The ULC is concerned the manipulation of indexation will cause additional burden, especially to pensioners or those on more modest incomes. Shutterstock

The ULC is concerned the manipulation of indexation will cause additional burden, especially to pensioners or those on more modest incomes. Shutterstock

In a 22 February communiqué, the ULC expressed its concerns about the impact of the covid-19 pandemic which had resulted in not just income erosion as a result of part or full unemployment, but also due to those workers’ loss in purchasing power. 

“As the monthly inflation rate rose 0.7% and the annual rate rose from 0.56% to 1.88%, in part due to the postponement of winter sales, ULC also finds an increase in the prices of certain other products, such as food and services,” the union wrote. 

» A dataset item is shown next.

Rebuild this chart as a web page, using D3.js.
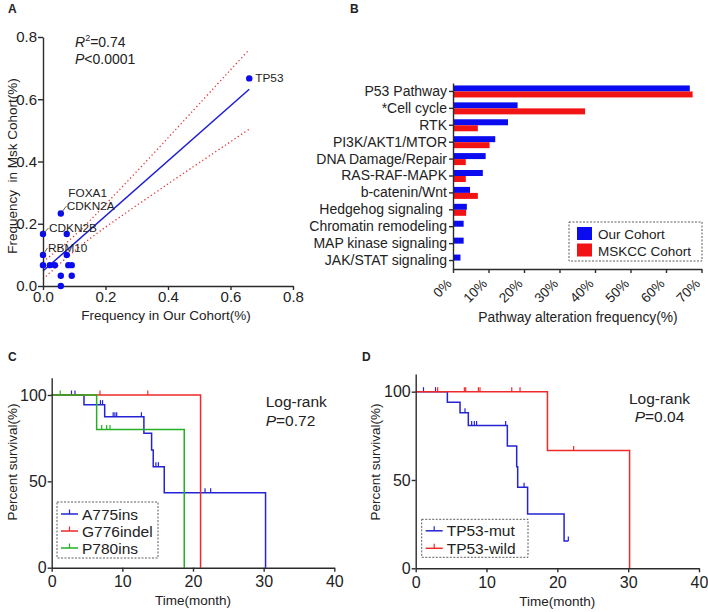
<!DOCTYPE html>
<html><head><meta charset="utf-8">
<script src="https://cdn.jsdelivr.net/npm/d3@7"></script>
<style>
body{margin:0;background:#fff}
svg{display:block}
text{font-family:"Liberation Sans",Arial,Helvetica,sans-serif;fill:#222}
</style>
</head><body>
<svg id="c" width="708" height="612"></svg>
<script>
// ================= DATA =================
// Panel A: gene alteration frequency, our cohort vs MSK cohort
const ourFreq = [0.660, 0.057, 0.000, 0.076, 0.000, 0.076, 0.000, 0.022, 0.038, 0.081, 0.092, 0.057, 0.092, 0.057];
const mskFreq = [0.667, 0.233, 0.167, 0.167, 0.100, 0.100, 0.067, 0.067, 0.067, 0.067, 0.067, 0.033, 0.033, 0.000];
const geneLabels = ["TP53", "FOXA1", "CDKN2A", "CDKN2B", "RBM10"];
const geneLabelPoint = [0, 1, 1, 2, 4];
const fitX = [0, 0.66];
const fitY = [0.048, 0.632];
const bandX = [0, 0.1, 0.2, 0.3, 0.4, 0.5, 0.66];
const bandUpper = [0.078, 0.161, 0.262, 0.368, 0.476, 0.585, 0.760];
const bandLower = [0.022, 0.112, 0.189, 0.259, 0.328, 0.396, 0.504];
const axisTicksA = [0, 0.2, 0.4, 0.6, 0.8];

// Panel B: pathway alteration frequency (%)
const pathways = ["P53 Pathway", "*Cell cycle", "RTK", "PI3K/AKT1/MTOR", "DNA Damage/Repair", "RAS-RAF-MAPK",
  "b-catenin/Wnt", "Hedgehog signaling ", "Chromatin remodeling", "MAP kinase signaling", "JAK/STAT signaling"];
const ourCohort = [66.7, 18.2, 15.5, 11.9, 9.2, 8.4, 4.8, 3.9, 3.0, 3.0, 2.1];
const mskccCohort = [67.5, 37.2, 7.0, 10.3, 3.6, 3.6, 7.0, 3.7, 0, 0, 0];
const ticksB = [0, 10, 20, 30, 40, 50, 60, 70];
const legendB = ["Our Cohort", "MSKCC Cohort"];

// Panel C: survival by insertion type  (steps: [time, survival%])
const a775Steps = [[0,100],[4.57,94.4],[7.5,87.4],[13.05,77.8],[14.14,68.2],[14.37,58.5],[15.93,43.4],[30.27,0]];
const a775Censor = [2.8, 3.3, 6.9, 7.2, 8.7, 8.95, 9.2, 12.7, 14.75, 15.1, 21.7, 22.5];
const g776Steps = [[0,100],[21.07,0]];
const g776Censor = [6.83, 13.6];
const p780Steps = [[0,100],[6.36,80],[18.76,0]];
const p780Censor = [1.2, 7.07, 7.78, 8.25];
const legendC = ["A775ins", "G776indel", "P780ins"];

// Panel D: survival by TP53 status
const mutSteps = [[0,100],[4.47,94],[6.26,88.1],[7.43,80.8],[12.94,69.3],[14.26,57.5],[14.4,45.9],[15.8,30.7],[20.95,15.5],[21.55,15.5]];
const mutCensor = [1.1, 2.8, 6.96, 7.9, 8.28, 8.6, 12.7, 15.3, 21.55];
const wildSteps = [[0,100],[18.6,66.7],[30.2,0]];
const wildCensor = [3.1, 6.87, 7.06, 8.85, 9.08, 13.56, 14.73, 22.3];
const legendD = ["TP53-mut", "TP53-wild"];

const survTicksX = [0, 10, 20, 30, 40];
const survTicksY = [0, 50, 100];

// ================= DRAW =================
const FONT = '"Liberation Sans", Arial, Helvetica, sans-serif';
const AX = "#2b2b2b";
const BLUE = "#0b0bef", RED = "#f21414", GREEN = "#23b123";
const LBLUE = "#2424d4", LRED = "#ee2a2a";
const svg = d3.select("#c");

function styleAxis(g, fs) {
  g.attr("font-family", FONT).attr("font-size", fs);
  g.selectAll("path.domain, .tick line").attr("stroke", AX).attr("stroke-width", 1.4);
  g.selectAll("text").attr("fill", "#222");
  return g;
}
function label(t, x, y, fs, opts = {}) {
  const el = svg.append("text").attr("x", x).attr("y", y).attr("font-size", fs).text(t);
  if (opts.anchor) el.attr("text-anchor", opts.anchor);
  if (opts.bold) el.attr("font-weight", "bold");
  if (opts.rotate) el.attr("transform", `rotate(-90,${x},${y})`);
  return el;
}

// ---------- Panel A ----------
label("A", 8, 13, 12, {bold: true});
const xA = d3.scaleLinear().domain([0, 0.8]).range([43, 293]);
const yA = d3.scaleLinear().domain([0, 0.8]).range([286, 37]);

// confidence bands
const bandIdx = d3.range(bandX.length);
[bandUpper, bandLower].forEach(arr => {
  svg.append("path")
    .attr("d", d3.line().x(i => xA(bandX[i])).y(i => yA(arr[i])).curve(d3.curveNatural)(bandIdx))
    .attr("fill", "none").attr("stroke", "#e0383a").attr("stroke-width", 1.3)
    .attr("stroke-dasharray", "1.3,2.6");
});
// fit line
svg.append("line")
  .attr("x1", xA(fitX[0])).attr("y1", yA(fitY[0]))
  .attr("x2", xA(fitX[1])).attr("y2", yA(fitY[1]))
  .attr("stroke", "#1c1cd8").attr("stroke-width", 1.5);

styleAxis(svg.append("g").attr("transform", `translate(${xA(0)},0)`)
  .call(d3.axisLeft(yA).tickValues(axisTicksA).tickFormat(d3.format(".1f")).tickSize(5).tickSizeOuter(0).tickPadding(1)), 15);
styleAxis(svg.append("g").attr("transform", `translate(0,${yA(0)})`)
  .call(d3.axisBottom(xA).tickValues(axisTicksA).tickFormat(d3.format(".1f")).tickSize(4).tickSizeOuter(0).tickPadding(1)), 15);

svg.append("g").selectAll("circle").data(ourFreq).join("circle")
  .attr("cx", d => xA(d)).attr("cy", (d, i) => yA(mskFreq[i])).attr("r", 3.2).attr("fill", BLUE);

// gene labels (offsets relative to their point)
const labelOffsets = [[6, 4], [7.5, -16.5], [6, -3.3], [6, -2], [5, -3]];
const leader = [false, false, true, true, true];
geneLabels.forEach((g, k) => {
  const i = geneLabelPoint[k];
  const px = xA(ourFreq[i]), py = yA(mskFreq[i]);
  const [dx, dy] = labelOffsets[k];
  if (leader[k]) {
    svg.append("line").attr("x1", px).attr("y1", py).attr("x2", px + dx - 0.5).attr("y2", py + dy - 4)
      .attr("stroke", "#333").attr("stroke-width", 0.8);
  }
  label(g, px + dx, py + dy, 11.8);
});

const r2 = svg.append("text").attr("x", 75).attr("y", 47).attr("font-size", 14);
r2.append("tspan").attr("font-style", "italic").text("R");
r2.append("tspan").attr("font-size", 9).attr("dy", -6).text("2");
r2.append("tspan").attr("dy", 6).text("=0.74");
const pA = svg.append("text").attr("x", 75).attr("y", 64).attr("font-size", 14);
pA.append("tspan").attr("font-style", "italic").text("P");
pA.append("tspan").text("<0.0001");

label("Frequency in Our Cohort(%)", 166, 320, 13.5, {anchor: "middle"});
label("Frequency  in Msk Cohort(%)", 17, 166, 13.5, {anchor: "middle", rotate: true}).style("white-space", "pre");

// ---------- Panel B ----------
label("B", 350, 13, 12, {bold: true});
const xB = d3.scaleLinear().domain([0, 70]).range([453, 701.5]);
const yB = d3.scaleBand().domain(pathways).range([83, 269]);
const bh = 6;
svg.append("g").selectAll("rect").data(pathways).join("rect")
  .attr("x", xB(0)).attr("y", p => yB(p) + yB.bandwidth() / 2 - bh)
  .attr("width", (p, i) => xB(ourCohort[i]) - xB(0)).attr("height", bh).attr("fill", BLUE);
svg.append("g").selectAll("rect").data(pathways).join("rect")
  .attr("x", xB(0)).attr("y", p => yB(p) + yB.bandwidth() / 2)
  .attr("width", (p, i) => xB(mskccCohort[i]) - xB(0)).attr("height", bh).attr("fill", RED);

const gBy = styleAxis(svg.append("g").attr("transform", `translate(${xB(0)},0)`)
  .call(d3.axisLeft(yB).tickSize(4).tickSizeOuter(0).tickPadding(2)), 14);
gBy.selectAll("text").attr("xml:space", "preserve").style("white-space", "pre");
const gBx = styleAxis(svg.append("g").attr("transform", `translate(0,269)`)
  .call(d3.axisBottom(xB).tickValues(ticksB).tickFormat(d => d + "%").tickSize(4).tickSizeOuter(0)), 13.5);
gBx.selectAll("text").attr("x", 0).attr("y", 0).attr("dy", 0)
  .attr("text-anchor", "end").attr("transform", "translate(-1,15.5) rotate(-45)");
label("Pathway alteration frequency(%)", 578, 322, 13.8, {anchor: "middle"});

// legend B
svg.append("rect").attr("x", 569).attr("y", 222).attr("width", 133).attr("height", 39)
  .attr("fill", "none").attr("stroke", "#333").attr("stroke-width", 0.8).attr("stroke-dasharray", "2,1.5");
legendB.forEach((t, i) => {
  svg.append("rect").attr("x", 577).attr("y", 227 + i * 16.5).attr("width", 15).attr("height", 13)
    .attr("fill", i === 0 ? BLUE : RED);
  label(t, 598, 239 + i * 16.5, 13.5);
});

// ---------- Survival helper ----------
function drawKM(cfg) {
  const x = d3.scaleLinear().domain([0, 40]).range(cfg.xr);
  const y = d3.scaleLinear().domain([0, 110]).range(cfg.yr);
  cfg.curves.forEach(c => {
    let d = `M${x(c.steps[0][0])},${y(c.steps[0][1])}`;
    for (let k = 1; k < c.steps.length; k++) {
      d += `H${x(c.steps[k][0])}V${y(c.steps[k][1])}`;
    }
    svg.append("path").attr("d", d).attr("fill", "none").attr("stroke", c.color).attr("stroke-width", 1.5);
    const level = t => { let s = c.steps[0][1]; c.steps.forEach(p => { if (p[0] <= t) s = p[1]; }); return s; };
    svg.append("g").selectAll("line").data(c.censor).join("line")
      .attr("x1", t => x(t)).attr("x2", t => x(t))
      .attr("y1", t => y(level(t))).attr("y2", t => y(level(t)) - 4.5)
      .attr("stroke", c.color).attr("stroke-width", 1.2);
  });
  styleAxis(svg.append("g").attr("transform", `translate(${x(0)},0)`)
    .call(d3.axisLeft(y).tickValues(survTicksY).tickSize(4).tickSizeOuter(0).tickPadding(1)), 16);
  styleAxis(svg.append("g").attr("transform", `translate(0,${y(0)})`)
    .call(d3.axisBottom(x).tickValues(survTicksX).tickSize(4).tickSizeOuter(0).tickPadding(4)), 16);
  label("Time(month)", (cfg.xr[0] + cfg.xr[1]) / 2, y(0) + 37.5, 13.5, {anchor: "middle"});
  label("Percent survival(%)", cfg.ylx, cfg.yly, 13.5, {anchor: "middle", rotate: true});
  // legend
  const L = cfg.legend;
  svg.append("rect").attr("x", L.x).attr("y", L.y).attr("width", L.w).attr("height", L.h)
    .attr("fill", "none").attr("stroke", "#333").attr("stroke-width", 0.8).attr("stroke-dasharray", "2,1.5");
  cfg.curves.forEach((c, i) => {
    const cy = L.y + L.first + i * L.step;
    svg.append("line").attr("x1", L.x + 4).attr("x2", L.x + 21).attr("y1", cy).attr("y2", cy)
      .attr("stroke", c.color).attr("stroke-width", 1.5);
    svg.append("line").attr("x1", L.x + 12.5).attr("x2", L.x + 12.5).attr("y1", cy).attr("y2", cy - 4.5)
      .attr("stroke", c.color).attr("stroke-width", 1.2);
    label(c.name, L.x + 25, cy + 5.5, 15.5);
  });
  // log-rank
  const lr = cfg.logrank;
  label("Log-rank", lr.x, lr.y, 15.5, {anchor: lr.anchor});
  const pt = svg.append("text").attr("x", lr.x).attr("y", lr.y + 18.5)
    .attr("font-size", 15.5).attr("text-anchor", lr.anchor);
  pt.append("tspan").attr("font-style", "italic").text("P");
  pt.append("tspan").text(lr.p);
}

// ---------- Panel C ----------
label("C", 8, 361, 12, {bold: true});
drawKM({
  xr: [51.7, 334.3], yr: [567.7, 377.7],
  curves: [
    {name: legendC[0], steps: a775Steps, censor: a775Censor, color: LBLUE},
    {name: legendC[1], steps: g776Steps, censor: g776Censor, color: LRED},
    {name: legendC[2], steps: p780Steps, censor: p780Censor, color: GREEN}
  ],
  ylx: 17, yly: 462,
  legend: {x: 57, y: 502, w: 101, h: 56, first: 12, step: 17},
  logrank: {x: 265.7, y: 407, anchor: "start", p: "=0.72"}
});

// ---------- Panel D ----------
label("D", 362, 361, 12, {bold: true});
drawKM({
  xr: [415.7, 699], yr: [568.3, 374],
  curves: [
    {name: legendD[0], steps: mutSteps, censor: mutCensor, color: LBLUE},
    {name: legendD[1], steps: wildSteps, censor: wildCensor, color: LRED}
  ],
  ylx: 380, yly: 462,
  legend: {x: 421.7, y: 519.3, w: 106.3, h: 38, first: 11.5, step: 17.5},
  logrank: {x: 659.5, y: 403.5, anchor: "middle", p: "=0.04"}
});
</script>
</body></html>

Citing Luxembourg’s statistic office, Statec, it cited the price spiral triggered in part by the new CO2 tax and energy prices having risen around 11% over one month, with a diesel spike a large part of this.

Any manipulation of the price index would result in adjustment of pensions and salaries, and the ULC “warns the government that consumers cannot be burdened indefinitely with higher spending and lower income. Such a policy would inevitably lead to a social crisis.”

It calls instead for “concrete measures to preserve and strengthen the purchasing power of consumers.”